Line by line, repeat the data below exactly, beginning at the first line and ending at the line with "src = ColumnDataSource(dict(x=x_pos, y=values))". Omit pictures.

-------- Provided records

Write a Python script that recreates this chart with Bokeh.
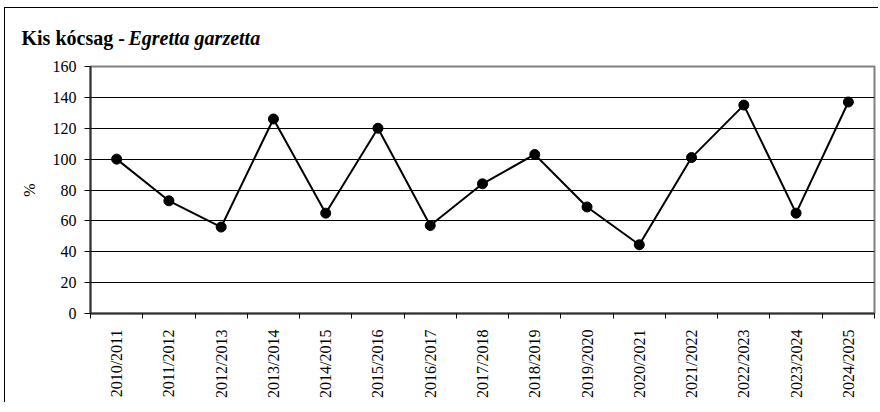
import math
from bokeh.plotting import figure
from bokeh.models import Range1d, FixedTicker, Label, ColumnDataSource
from bokeh.embed import file_html
from bokeh.resources import INLINE

# ---- data ----
seasons = ["2010/2011", "2011/2012", "2012/2013", "2013/2014", "2014/2015",
           "2015/2016", "2016/2017", "2017/2018", "2018/2019", "2019/2020",
           "2020/2021", "2021/2022", "2022/2023", "2023/2024", "2024/2025"]
values = [100, 73, 56, 126, 65, 120, 57, 84, 103, 69, 44.5, 101, 135, 65, 137]
y_ticks = [0, 20, 40, 60, 80, 100, 120, 140, 160]
title_plain = "Kis kócsag - "
title_italic = "Egretta garzetta"
y_label = "%"

FONT = "Liberation Serif"
W = 874

x_pos = [i + 0.5 for i in range(len(seasons))]
boundaries = list(range(len(seasons) + 1))
src = ColumnDataSource(dict(x=x_pos, y=values))

# ---- title strip ----
t = figure(width=W, height=44, output_backend="svg", toolbar_location=None,
           x_range=Range1d(0, 1), y_range=Range1d(0, 1),
           x_axis_type=None, y_axis_type=None,
           min_border_left=0, min_border_right=0, min_border_top=0, min_border_bottom=0)
t.grid.visible = False
t.outline_line_color = None
t.background_fill_color = "white"
t.border_fill_color = "white"
t.add_layout(Label(x=16, y=15, x_units="screen", y_units="screen",
                   text=title_plain, text_font=FONT, text_font_style="bold",
                   text_font_size="20px", text_color="black",
                   text_baseline="alphabetic"))
t.add_layout(Label(x=123, y=15, x_units="screen", y_units="screen",
                   text=title_italic, text_font=FONT, text_font_style="bold italic",
                   text_font_size="20px", text_color="black",
                   text_baseline="alphabetic"))
t.styles = {"margin-left": "4px", "margin-top": "7px",
            "border-left": "1px solid #000", "border-top": "1px solid #000"}

# ---- main chart ----
p = figure(width=W, height=351, output_backend="svg", toolbar_location=None,
           x_range=Range1d(0, len(seasons)), y_range=Range1d(y_ticks[0], y_ticks[-1]),
           min_border_left=85, min_border_right=5, min_border_top=15,
           min_border_bottom=89)
p.styles = {"margin-left": "4px", "border-left": "1px solid #000"}
p.background_fill_color = "white"
p.border_fill_color = "white"
p.outline_line_color = "#808080"
p.outline_line_width = 2

p.xgrid.visible = False
p.ygrid.ticker = FixedTicker(ticks=y_ticks)
p.ygrid.grid_line_color = "black"
p.ygrid.grid_line_width = 1

ya = p.yaxis[0]
ya.ticker = FixedTicker(ticks=y_ticks)
ya.axis_line_color = "#333333"
ya.axis_line_width = 2
ya.major_tick_out = 6
ya.major_tick_in = 0
ya.major_tick_line_color = "black"
ya.minor_tick_line_color = None
ya.major_label_standoff = 8
ya.major_label_text_font = FONT
ya.major_label_text_font_size = "16px"
ya.major_label_text_color = "black"
ya.axis_label = y_label
ya.axis_label_text_font = FONT
ya.axis_label_text_font_style = "normal"
ya.axis_label_text_font_size = "16px"
ya.axis_label_text_color = "black"
ya.axis_label_standoff = 12

xa = p.xaxis[0]
xa.ticker = FixedTicker(ticks=x_pos, minor_ticks=boundaries)
xa.major_label_overrides = {xv: s for xv, s in zip(x_pos, seasons)}
xa.major_label_orientation = math.pi / 2
xa.major_tick_out = 0
xa.major_tick_in = 0
xa.minor_tick_out = 5
xa.minor_tick_in = 0
xa.minor_tick_line_color = "black"
xa.axis_line_color = "#333333"
xa.axis_line_width = 2
xa.major_label_standoff = 11
xa.major_label_text_font = FONT
xa.major_label_text_font_size = "16px"
xa.major_label_text_color = "black"

p.line("x", "y", source=src, line_color="black", line_width=2)
p.scatter("x", "y", source=src, size=10, fill_color="black", line_color="black")

open("out.html", "w").write(file_html([t, p], INLINE))
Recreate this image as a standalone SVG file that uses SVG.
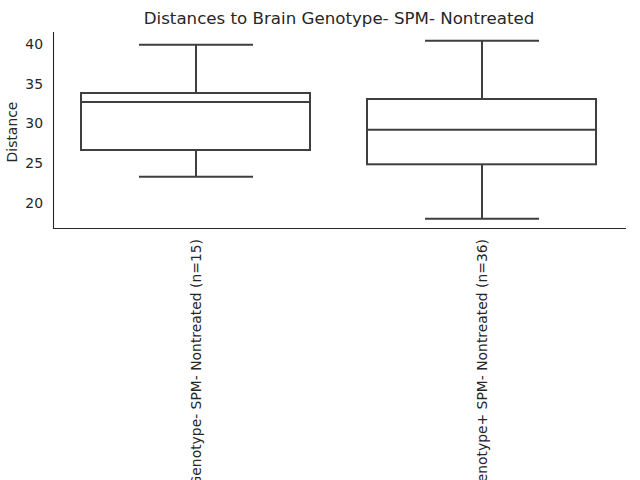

----------------

● Output:
Write a Python script that recreates this chart with Bokeh.
import math
from bokeh.plotting import figure
from bokeh.models import Range1d, FixedTicker, Label, ColumnDataSource
from bokeh.embed import file_html
from bokeh.resources import INLINE

# ---- data ----
seasons = ["2010/2011", "2011/2012", "2012/2013", "2013/2014", "2014/2015",
           "2015/2016", "2016/2017", "2017/2018", "2018/2019", "2019/2020",
           "2020/2021", "2021/2022", "2022/2023", "2023/2024", "2024/2025"]
values = [100, 73, 56, 126, 65, 120, 57, 84, 103, 69, 44.5, 101, 135, 65, 137]
y_ticks = [0, 20, 40, 60, 80, 100, 120, 140, 160]
title_plain = "Kis kócsag - "
title_italic = "Egretta garzetta"
y_label = "%"

FONT = "Liberation Serif"
W = 874

x_pos = [i + 0.5 for i in range(len(seasons))]
boundaries = list(range(len(seasons) + 1))
src = ColumnDataSource(dict(x=x_pos, y=values))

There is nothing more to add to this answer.